In the late 17th century, the beginnings of Charismaticism can already be seen as a derivative of the Protestant heresy. Philip Jakob Spener and his disciple, August Hermann Francke, from his vantage point at the new University of Halle, through over 6,000 graduates in Protestant theology, spread the ideas of "Pietism" throughout Germany. The Pietists specially emphasized emotional feeling rather than reason and cultivated "enthusiasm" in worship. They encouraged "Herzensreligion," a religion of the heart founded on an "individual, personal experience" of Christ, much like the modern Protestant Evangelicals, who talk about a "personal experience of Christ," by which they refer to an over-emotionalized, highly personalized attitude that overrides true belief.
The roots of modern-day Charismaticism (Pentecostalism) go back to 1901 when a group of Methodists at a Topeka, Kansas, prayer meeting began "experiencing the spirit." The emotional prayer style soon spread throughout the Assemblies of God, as well as other small Protestant denominations. A typical charismatic prayer meeting includes music, singing or praying in tongues, healing sessions, prophesying, and body prayer.
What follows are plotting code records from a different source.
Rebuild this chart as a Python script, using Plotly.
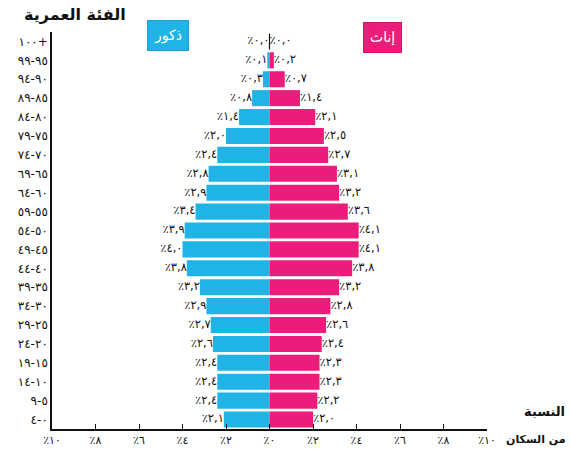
import plotly.graph_objects as go

age_groups = ["٠-٤", "٥-٩", "١٠-١٤", "١٥-١٩", "٢٠-٢٤", "٢٥-٢٩", "٣٠-٣٤", "٣٥-٣٩",
              "٤٠-٤٤", "٤٥-٤٩", "٥٠-٥٤", "٥٥-٥٩", "٦٠-٦٤", "٦٥-٦٩", "٧٠-٧٤",
              "٧٥-٧٩", "٨٠-٨٤", "٨٥-٨٩", "٩٠-٩٤", "٩٥-٩٩", "١٠٠+"]
males = [2.1, 2.4, 2.4, 2.4, 2.6, 2.7, 2.9, 3.2, 3.8, 4.0, 3.9,
         3.4, 2.9, 2.8, 2.4, 2.0, 1.4, 0.8, 0.3, 0.1, 0.0]
females = [2.0, 2.2, 2.3, 2.3, 2.4, 2.6, 2.8, 3.2, 3.8, 4.1, 4.1,
           3.6, 3.2, 3.1, 2.7, 2.5, 2.1, 1.4, 0.7, 0.2, 0.0]
tick_vals = [-10, -8, -6, -4, -2, 0, 2, 4, 6, 8, 10]

AR = str.maketrans("0123456789.", "٠١٢٣٤٥٦٧٨٩,")


def ar(v, fmt="{:.1f}"):
    return "٪" + fmt.format(v).translate(AR)


BLUE = "#1fb3e6"
PINK = "#ec1c7a"
FONT = "DejaVu Sans"

# zero-length bars get a thin outline so the centre divider shows
zero_line = [1.2 if v == 0 else 0 for v in males]

fig = go.Figure()
fig.add_trace(go.Bar(y=age_groups, x=[-v for v in males], orientation="h",
                     marker=dict(color=BLUE, line=dict(color="#111", width=zero_line)),
                     name="ذكور"))
fig.add_trace(go.Bar(y=age_groups, x=females, orientation="h",
                     marker=dict(color=PINK, line=dict(width=0)), name="إناث"))

# value labels
fig.add_trace(go.Scatter(y=age_groups, x=[-v for v in males], mode="text",
                         text=[ar(v) for v in males], textposition="middle left",
                         textfont=dict(size=11.5, color="#111"), cliponaxis=False))
fig.add_trace(go.Scatter(y=age_groups, x=females, mode="text",
                         text=[ar(v) for v in females], textposition="middle right",
                         textfont=dict(size=11.5, color="#111"), cliponaxis=False))

fig.update_layout(
    width=570, height=459, barmode="overlay", bargap=0.15,
    showlegend=False, plot_bgcolor="white", paper_bgcolor="white",
    font=dict(family=FONT, size=11, color="#111"),
    margin=dict(l=52, r=83, t=32, b=27),
)
fig.update_xaxes(range=[-10, 10], tickvals=tick_vals,
                 ticktext=[ar(abs(v), "{:d}") for v in tick_vals],
                 showgrid=False, zeroline=False, showline=True,
                 linecolor="#111", linewidth=1.5, ticks="inside", ticklen=5,
                 tickcolor="#111", tickfont=dict(size=11))
fig.update_yaxes(range=[-0.5, 20.5], showgrid=False, showline=True,
                 linecolor="#111", linewidth=1.5, ticks="",
                 tickfont=dict(size=12, color="#111"))

ann = dict(xref="paper", yref="paper", showarrow=False,
           xanchor="center", yanchor="middle")
fig.add_annotation(x=0.267, y=0.99, text="ذكور", bgcolor=BLUE,
                   bordercolor="#1a9fd0", borderpad=6,
                   font=dict(color="white", size=14), **ann)
fig.add_annotation(x=0.759, y=0.985, text="إناث", bgcolor=PINK,
                   bordercolor="#d0156a", borderpad=6,
                   font=dict(color="white", size=14), **ann)
fig.add_annotation(x=0.053, y=1.045, text="<b>الفئة العمرية</b>",
                   font=dict(size=16), **ann)
fig.add_annotation(x=1.133, y=0.045, text="<b>النسبة</b>",
                   font=dict(size=13), **ann)
fig.add_annotation(x=1.112, y=-0.0275, text="<b>من السكان</b>",
                   font=dict(size=11), **ann)

fig.write_html("out.html", config={"displayModeBar": False},
               post_script="document.body.style.margin='0';")
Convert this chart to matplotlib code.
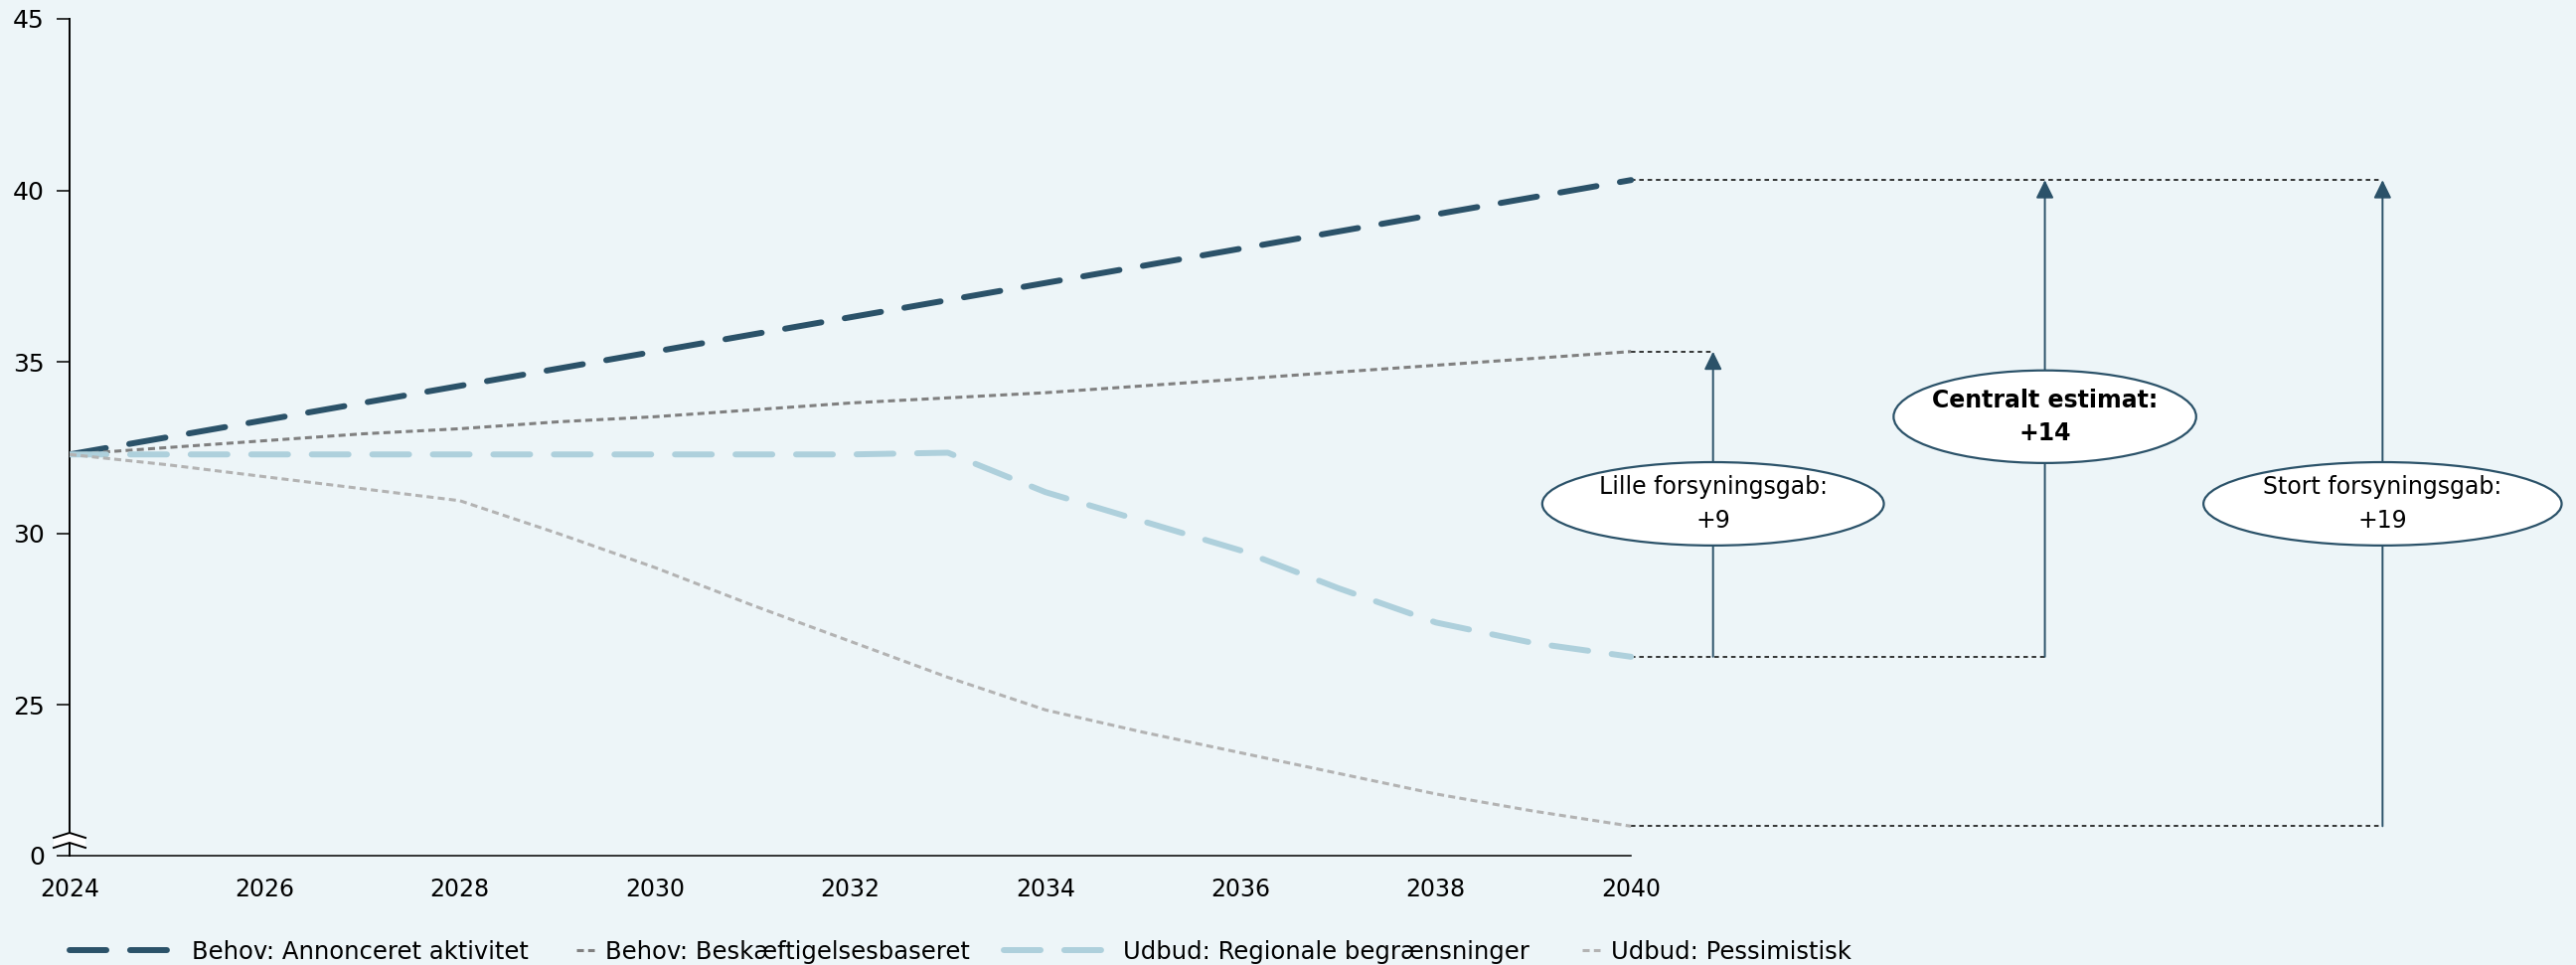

The phenomenon caught on nationwide among Novus Ordinarians who were searching for new ways of praying during the first flurry of Vatican II changes. The movement names Vatican II as the starting point, crediting a prayer by Pope John XXIII to the Holy Ghost to "renew Thy wonders in our day as by a new Pentecost." The Charismatic Movement in the American Catholic Church traces its beginnings to a "spirit-filled" graduate student and faculty retreat at Duquesne University in 1967. Protestant Pentecostal prayer forms such as speaking in tongues (glossalalia) and being "baptized in
the Holy Ghost" took hold.
Known initially as "Catholic Pentecostalism," the movement was renamed to reflect the various spiritual "gifts" (charismata), purportedly given by the Holy Ghost to individuals. The movement is associated with such other cult-like, mind-controlling organizations and programmes as the Confraternity of Christian Doctrine (CCD, which was perfectly traditional before Vatican II, but afterwards was corrupted), Taize, "oecumenism," Marriage Encounter, the Rite of Christian Initiation for Adults (RCIA), Renew, Focolare, Cursillo, Neo-Catechumenate, Legionnaires of Christ/Regnum Christi, Communion and Liberation, Miles Jesu, Wicca (Gaia), and Life Teen.